>> begin RECORDS TO PROCESS

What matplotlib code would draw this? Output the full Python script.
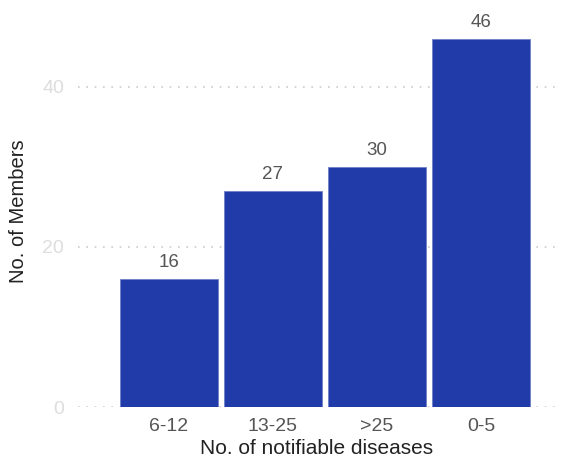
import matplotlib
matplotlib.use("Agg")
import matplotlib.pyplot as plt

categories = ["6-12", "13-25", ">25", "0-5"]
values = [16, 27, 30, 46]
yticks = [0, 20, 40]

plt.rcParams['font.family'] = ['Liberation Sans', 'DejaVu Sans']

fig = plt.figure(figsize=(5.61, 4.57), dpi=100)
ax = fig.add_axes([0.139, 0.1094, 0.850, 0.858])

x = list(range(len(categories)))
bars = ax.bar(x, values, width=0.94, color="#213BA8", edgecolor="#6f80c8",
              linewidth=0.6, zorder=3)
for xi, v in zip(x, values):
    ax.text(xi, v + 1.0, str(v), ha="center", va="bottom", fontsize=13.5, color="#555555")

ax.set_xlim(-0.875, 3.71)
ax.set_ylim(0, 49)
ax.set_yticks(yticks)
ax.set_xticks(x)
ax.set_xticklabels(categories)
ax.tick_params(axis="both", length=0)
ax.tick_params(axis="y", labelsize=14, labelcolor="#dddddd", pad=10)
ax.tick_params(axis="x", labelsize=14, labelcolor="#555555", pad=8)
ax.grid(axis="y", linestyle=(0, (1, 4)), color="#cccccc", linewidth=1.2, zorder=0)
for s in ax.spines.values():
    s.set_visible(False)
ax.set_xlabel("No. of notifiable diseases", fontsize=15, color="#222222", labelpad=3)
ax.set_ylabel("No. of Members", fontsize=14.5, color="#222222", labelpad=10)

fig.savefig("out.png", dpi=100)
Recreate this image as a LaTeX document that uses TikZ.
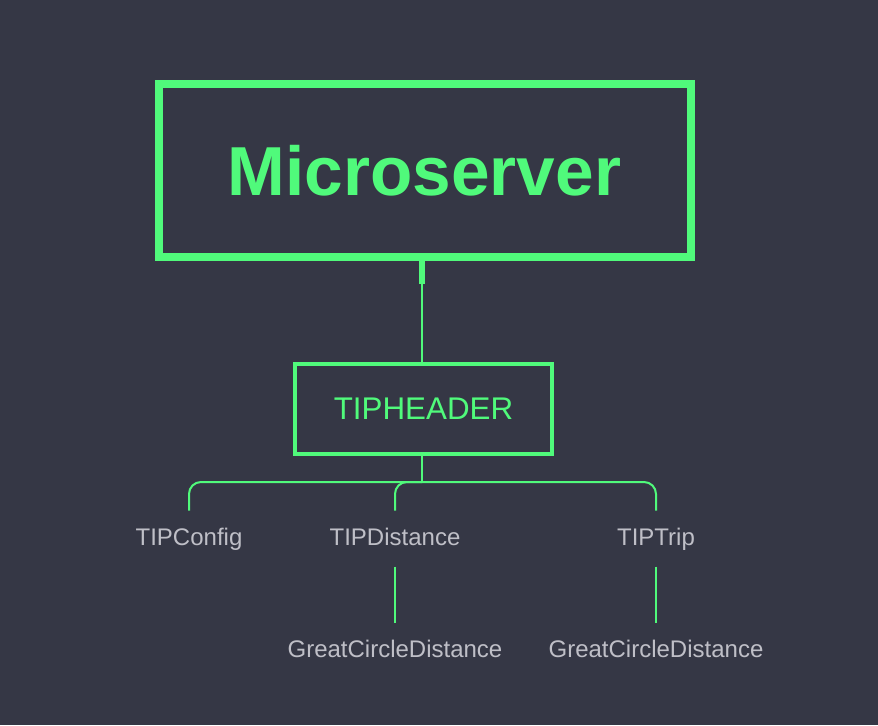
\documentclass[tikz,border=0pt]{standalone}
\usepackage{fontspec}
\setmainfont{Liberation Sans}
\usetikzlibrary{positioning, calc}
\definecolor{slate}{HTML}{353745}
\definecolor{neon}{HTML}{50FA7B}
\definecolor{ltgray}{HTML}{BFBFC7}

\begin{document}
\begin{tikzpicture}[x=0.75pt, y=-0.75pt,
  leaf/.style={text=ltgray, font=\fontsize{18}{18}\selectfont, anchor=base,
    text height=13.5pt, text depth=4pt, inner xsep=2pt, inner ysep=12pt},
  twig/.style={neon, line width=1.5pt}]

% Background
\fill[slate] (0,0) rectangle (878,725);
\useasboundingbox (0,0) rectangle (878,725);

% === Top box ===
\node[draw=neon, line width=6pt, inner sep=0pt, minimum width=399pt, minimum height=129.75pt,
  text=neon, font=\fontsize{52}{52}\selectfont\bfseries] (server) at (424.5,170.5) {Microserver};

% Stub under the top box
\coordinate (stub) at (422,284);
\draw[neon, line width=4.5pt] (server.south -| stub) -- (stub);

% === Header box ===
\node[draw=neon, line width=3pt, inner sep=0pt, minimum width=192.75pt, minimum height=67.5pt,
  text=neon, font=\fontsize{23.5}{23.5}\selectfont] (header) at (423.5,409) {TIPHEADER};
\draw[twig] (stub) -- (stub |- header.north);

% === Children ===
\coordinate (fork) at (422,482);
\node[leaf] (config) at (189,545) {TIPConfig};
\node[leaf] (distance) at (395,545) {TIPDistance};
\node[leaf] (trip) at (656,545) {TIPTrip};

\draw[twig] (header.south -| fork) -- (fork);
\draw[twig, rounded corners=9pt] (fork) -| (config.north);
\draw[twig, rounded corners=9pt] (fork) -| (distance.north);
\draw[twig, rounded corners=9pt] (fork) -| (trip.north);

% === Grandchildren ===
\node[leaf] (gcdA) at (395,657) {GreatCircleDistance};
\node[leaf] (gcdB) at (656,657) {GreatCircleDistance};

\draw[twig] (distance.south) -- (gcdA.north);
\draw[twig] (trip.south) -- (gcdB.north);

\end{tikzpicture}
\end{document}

>> end RECORDS TO PROCESS

TASK REQUIREMENTS: The lines from the start of the entries above through the one containing "yticks = [0, 20, 40]" are to be retyped exactly, and no others. Pictures are left out.

PROBLEM SOLUTION:
What matplotlib code would draw this? Output the full Python script.
import matplotlib
matplotlib.use("Agg")
import matplotlib.pyplot as plt

categories = ["6-12", "13-25", ">25", "0-5"]
values = [16, 27, 30, 46]
yticks = [0, 20, 40]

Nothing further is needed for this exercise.